Mas o que fazer? No cenário eleitoral, foi um quadro complexo, para dizer o mínimo. O PT – ao menos um PT sem autocríticas profundas – não é também nenhum exemplo de modernidade. Em relação ao Marco Civil, porém, a resposta não poderia ser mais clara. Se havia dúvidas sobre o que fazer quando o atual artigo 19 do Marco Civil foi adotado, hoje já não há mais.
O Supremo Tribunal Federal se debruçará, em breve, sobre a questão. Terá de decidir se o artigo 19 é constitucional ou não. Essa decisão é tão ou mais importante que qualquer decisão que venhamos a tomar em 28 de outubro.
Jair Bolsonaro encontrará um quadro institucional estabelecido. Será difícil promover mudanças mais radicais sem uma intensa resposta social.
Na internet, o quadro institucional está por ser feito onde mais importa. O Marco Civil criou um vácuo no sistema de responsabilidade das plataformas de internet, que é não somente inconstitucional, mas a antítese de nossa Constituição. O quadro foi melhorado com a Lei Geral de Proteção de Dados Pessoais, mas está longe de estar resolvido, inclusive em relação à convivência entre ambas as leis.
No mundo todo, mesmo nos EUA, pioneiro na construção de um modelo parecido ao brasileiro, as opiniões acadêmicas atuais são em sua maioria contrárias às ideias por trás do artigo 19.

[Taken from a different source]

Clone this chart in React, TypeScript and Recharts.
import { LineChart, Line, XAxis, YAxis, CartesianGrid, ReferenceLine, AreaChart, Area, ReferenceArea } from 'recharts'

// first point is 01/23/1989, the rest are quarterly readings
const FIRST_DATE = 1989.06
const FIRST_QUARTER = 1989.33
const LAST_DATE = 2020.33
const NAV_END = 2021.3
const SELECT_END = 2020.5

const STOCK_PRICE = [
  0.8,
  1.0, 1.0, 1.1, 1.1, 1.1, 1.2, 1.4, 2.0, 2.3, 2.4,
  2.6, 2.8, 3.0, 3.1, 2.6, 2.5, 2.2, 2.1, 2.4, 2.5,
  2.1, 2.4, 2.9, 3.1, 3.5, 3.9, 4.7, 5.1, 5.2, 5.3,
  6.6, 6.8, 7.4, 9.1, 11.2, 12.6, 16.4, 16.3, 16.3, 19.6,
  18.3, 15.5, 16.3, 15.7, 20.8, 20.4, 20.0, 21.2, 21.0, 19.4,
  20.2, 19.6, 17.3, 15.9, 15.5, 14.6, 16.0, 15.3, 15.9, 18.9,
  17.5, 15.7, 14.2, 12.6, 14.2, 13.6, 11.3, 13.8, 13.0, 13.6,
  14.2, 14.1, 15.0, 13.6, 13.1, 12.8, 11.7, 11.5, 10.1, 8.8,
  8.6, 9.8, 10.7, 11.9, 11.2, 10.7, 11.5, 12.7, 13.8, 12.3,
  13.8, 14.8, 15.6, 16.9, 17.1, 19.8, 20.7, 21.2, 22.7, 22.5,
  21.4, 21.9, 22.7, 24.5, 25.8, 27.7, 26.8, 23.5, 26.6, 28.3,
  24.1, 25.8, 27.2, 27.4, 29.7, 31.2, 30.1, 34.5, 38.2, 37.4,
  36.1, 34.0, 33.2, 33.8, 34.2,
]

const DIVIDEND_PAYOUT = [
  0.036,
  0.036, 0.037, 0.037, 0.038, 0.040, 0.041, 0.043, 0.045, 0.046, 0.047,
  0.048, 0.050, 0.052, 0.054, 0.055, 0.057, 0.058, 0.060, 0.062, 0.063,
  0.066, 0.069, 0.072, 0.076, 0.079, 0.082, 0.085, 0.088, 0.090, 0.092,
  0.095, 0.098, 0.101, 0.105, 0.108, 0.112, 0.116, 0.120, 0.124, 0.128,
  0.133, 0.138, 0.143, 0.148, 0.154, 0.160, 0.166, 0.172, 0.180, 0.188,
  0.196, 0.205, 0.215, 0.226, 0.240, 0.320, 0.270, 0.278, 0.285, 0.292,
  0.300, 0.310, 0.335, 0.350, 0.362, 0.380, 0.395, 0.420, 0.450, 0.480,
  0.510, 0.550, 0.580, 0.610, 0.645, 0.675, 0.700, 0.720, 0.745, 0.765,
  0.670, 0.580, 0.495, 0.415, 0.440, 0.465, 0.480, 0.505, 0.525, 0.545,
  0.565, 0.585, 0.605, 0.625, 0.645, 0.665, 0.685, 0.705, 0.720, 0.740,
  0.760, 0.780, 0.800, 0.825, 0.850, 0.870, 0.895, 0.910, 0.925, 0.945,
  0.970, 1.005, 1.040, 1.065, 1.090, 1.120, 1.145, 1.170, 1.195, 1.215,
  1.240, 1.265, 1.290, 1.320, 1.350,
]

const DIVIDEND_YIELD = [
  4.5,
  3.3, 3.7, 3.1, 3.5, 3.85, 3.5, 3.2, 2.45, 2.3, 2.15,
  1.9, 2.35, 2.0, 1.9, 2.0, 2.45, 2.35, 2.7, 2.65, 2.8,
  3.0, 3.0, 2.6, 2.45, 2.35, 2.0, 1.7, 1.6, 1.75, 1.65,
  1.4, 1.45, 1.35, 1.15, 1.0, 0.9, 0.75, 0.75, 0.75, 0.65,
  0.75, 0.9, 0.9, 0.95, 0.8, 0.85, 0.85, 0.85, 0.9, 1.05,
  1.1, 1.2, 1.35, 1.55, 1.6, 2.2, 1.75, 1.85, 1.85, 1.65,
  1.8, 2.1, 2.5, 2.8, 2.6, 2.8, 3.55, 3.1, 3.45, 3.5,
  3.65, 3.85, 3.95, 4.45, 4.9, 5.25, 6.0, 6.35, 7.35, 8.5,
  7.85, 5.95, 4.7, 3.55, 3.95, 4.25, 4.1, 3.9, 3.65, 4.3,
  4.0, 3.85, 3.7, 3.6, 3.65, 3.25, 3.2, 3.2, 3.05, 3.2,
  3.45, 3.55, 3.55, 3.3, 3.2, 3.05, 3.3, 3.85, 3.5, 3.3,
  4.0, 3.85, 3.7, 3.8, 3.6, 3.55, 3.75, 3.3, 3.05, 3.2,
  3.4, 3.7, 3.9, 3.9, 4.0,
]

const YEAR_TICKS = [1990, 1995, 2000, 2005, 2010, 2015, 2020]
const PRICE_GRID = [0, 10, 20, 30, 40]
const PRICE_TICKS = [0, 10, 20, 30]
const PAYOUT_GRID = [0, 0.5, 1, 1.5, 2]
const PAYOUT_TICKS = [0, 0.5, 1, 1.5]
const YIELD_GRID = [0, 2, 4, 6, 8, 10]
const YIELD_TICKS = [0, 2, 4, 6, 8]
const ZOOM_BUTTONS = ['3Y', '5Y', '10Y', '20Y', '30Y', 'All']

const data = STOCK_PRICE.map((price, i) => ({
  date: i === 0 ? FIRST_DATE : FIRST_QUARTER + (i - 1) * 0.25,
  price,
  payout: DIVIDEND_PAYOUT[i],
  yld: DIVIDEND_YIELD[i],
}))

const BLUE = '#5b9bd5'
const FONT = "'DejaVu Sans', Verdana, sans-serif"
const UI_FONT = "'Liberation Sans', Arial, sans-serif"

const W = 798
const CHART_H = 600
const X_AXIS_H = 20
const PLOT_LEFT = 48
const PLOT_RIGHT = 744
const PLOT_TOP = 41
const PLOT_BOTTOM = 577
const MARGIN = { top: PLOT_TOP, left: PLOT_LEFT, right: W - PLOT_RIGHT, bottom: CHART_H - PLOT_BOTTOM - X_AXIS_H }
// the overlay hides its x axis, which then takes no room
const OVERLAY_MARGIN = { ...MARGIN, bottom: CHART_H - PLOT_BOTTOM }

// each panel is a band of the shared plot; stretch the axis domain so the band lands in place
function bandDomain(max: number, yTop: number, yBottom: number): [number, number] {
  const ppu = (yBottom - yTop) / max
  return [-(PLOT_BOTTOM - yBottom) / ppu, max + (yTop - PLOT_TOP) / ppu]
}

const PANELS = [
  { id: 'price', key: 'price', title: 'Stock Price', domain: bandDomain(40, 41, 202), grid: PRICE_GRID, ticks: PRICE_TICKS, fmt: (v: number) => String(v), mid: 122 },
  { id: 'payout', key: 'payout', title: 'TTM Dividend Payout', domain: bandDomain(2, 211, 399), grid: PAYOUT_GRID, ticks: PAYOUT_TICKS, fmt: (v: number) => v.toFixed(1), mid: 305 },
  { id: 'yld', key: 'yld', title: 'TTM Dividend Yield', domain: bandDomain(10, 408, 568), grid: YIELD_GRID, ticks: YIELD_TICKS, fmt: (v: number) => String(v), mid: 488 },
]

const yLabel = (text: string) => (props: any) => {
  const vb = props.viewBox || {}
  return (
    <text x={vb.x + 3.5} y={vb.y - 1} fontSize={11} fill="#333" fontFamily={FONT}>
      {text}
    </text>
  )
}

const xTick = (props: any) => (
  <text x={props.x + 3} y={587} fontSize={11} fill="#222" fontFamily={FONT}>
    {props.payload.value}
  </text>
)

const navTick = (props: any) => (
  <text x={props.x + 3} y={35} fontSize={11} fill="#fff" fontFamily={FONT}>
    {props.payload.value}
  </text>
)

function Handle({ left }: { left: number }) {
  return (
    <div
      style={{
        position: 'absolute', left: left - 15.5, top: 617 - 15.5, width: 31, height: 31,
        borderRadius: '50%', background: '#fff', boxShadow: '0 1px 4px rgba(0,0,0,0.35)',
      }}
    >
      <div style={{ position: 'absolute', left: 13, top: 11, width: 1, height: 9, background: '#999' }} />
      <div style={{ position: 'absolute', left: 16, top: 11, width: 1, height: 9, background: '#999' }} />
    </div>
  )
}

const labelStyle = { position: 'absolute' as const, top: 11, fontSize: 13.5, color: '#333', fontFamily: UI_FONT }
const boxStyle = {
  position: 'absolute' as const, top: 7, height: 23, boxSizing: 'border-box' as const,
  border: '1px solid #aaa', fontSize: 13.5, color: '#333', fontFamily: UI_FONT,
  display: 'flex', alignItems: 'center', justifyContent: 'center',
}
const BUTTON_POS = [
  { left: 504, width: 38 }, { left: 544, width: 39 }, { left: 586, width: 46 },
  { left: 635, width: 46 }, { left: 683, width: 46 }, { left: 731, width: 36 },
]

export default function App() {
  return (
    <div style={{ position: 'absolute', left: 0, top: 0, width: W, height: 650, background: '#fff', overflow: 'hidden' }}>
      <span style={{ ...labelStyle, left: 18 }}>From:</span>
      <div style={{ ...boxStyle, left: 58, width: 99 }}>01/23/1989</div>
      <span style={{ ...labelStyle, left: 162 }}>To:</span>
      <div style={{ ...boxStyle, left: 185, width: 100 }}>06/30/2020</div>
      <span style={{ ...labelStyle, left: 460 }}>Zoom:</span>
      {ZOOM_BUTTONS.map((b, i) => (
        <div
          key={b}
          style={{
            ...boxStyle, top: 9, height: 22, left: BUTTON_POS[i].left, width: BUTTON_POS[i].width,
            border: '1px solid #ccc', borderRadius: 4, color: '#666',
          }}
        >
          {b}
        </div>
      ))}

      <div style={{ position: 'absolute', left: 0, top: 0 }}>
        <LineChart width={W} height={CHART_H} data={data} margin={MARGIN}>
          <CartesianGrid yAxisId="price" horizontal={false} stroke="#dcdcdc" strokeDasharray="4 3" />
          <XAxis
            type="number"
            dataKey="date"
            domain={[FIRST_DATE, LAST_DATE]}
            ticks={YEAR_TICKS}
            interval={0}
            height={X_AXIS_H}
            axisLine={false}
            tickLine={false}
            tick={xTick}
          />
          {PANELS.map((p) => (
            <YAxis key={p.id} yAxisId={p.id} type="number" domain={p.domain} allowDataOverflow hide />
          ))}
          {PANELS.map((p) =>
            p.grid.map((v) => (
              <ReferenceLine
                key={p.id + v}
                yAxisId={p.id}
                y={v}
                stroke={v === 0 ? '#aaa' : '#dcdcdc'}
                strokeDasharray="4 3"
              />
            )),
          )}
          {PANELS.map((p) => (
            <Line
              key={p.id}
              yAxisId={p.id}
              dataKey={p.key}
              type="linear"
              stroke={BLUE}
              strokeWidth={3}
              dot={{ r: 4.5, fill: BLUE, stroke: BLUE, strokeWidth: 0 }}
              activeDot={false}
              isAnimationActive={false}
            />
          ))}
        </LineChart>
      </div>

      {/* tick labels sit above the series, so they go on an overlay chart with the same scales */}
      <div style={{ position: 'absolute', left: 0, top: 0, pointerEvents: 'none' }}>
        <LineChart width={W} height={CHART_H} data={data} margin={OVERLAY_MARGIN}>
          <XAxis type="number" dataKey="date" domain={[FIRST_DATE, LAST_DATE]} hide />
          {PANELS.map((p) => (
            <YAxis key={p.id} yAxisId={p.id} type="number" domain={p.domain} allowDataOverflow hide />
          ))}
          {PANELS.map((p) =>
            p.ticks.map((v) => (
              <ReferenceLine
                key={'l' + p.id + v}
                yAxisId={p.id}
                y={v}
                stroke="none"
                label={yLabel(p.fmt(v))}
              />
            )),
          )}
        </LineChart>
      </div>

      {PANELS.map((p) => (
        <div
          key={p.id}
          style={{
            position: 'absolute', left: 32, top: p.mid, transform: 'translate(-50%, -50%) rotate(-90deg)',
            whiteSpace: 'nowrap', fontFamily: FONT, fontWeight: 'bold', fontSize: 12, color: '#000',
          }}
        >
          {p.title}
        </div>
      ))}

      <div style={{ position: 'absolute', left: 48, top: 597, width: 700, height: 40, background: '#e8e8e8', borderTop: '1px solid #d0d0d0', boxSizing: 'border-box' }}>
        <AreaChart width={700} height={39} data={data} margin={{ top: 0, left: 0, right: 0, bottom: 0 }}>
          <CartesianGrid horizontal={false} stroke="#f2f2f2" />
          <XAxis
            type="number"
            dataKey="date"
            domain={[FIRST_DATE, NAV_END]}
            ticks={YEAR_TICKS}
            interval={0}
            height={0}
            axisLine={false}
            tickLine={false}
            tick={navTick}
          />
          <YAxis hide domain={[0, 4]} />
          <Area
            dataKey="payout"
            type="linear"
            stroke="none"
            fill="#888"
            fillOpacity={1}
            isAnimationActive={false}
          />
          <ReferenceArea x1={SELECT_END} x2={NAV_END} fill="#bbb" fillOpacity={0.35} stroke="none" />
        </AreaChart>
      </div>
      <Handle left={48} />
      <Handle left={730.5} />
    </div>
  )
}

Quem defendeu e mesmo quem levou adiante o artigo 19 do Marco Civil – tenham eles tido, como tenho certeza que tiveram, as melhores intenções em ver a lei aprovada – hoje têm a responsabilidade jurídica de se insurgir contra a manutenção desse regime de nulidades que o Marco Civil estabeleceu.
A função do Direito é estabilizar nossas expectativas em relação a normas. Só assim o Direito é um instrumento de liberdade e de modernidade. Não há estabilidade, nem liberdade, nem modernidade sem responsabilidade.
Os Leviatãs dos nossos tempos precisam ser regulados. Precisamos estender, não revogar, nosso contrato social.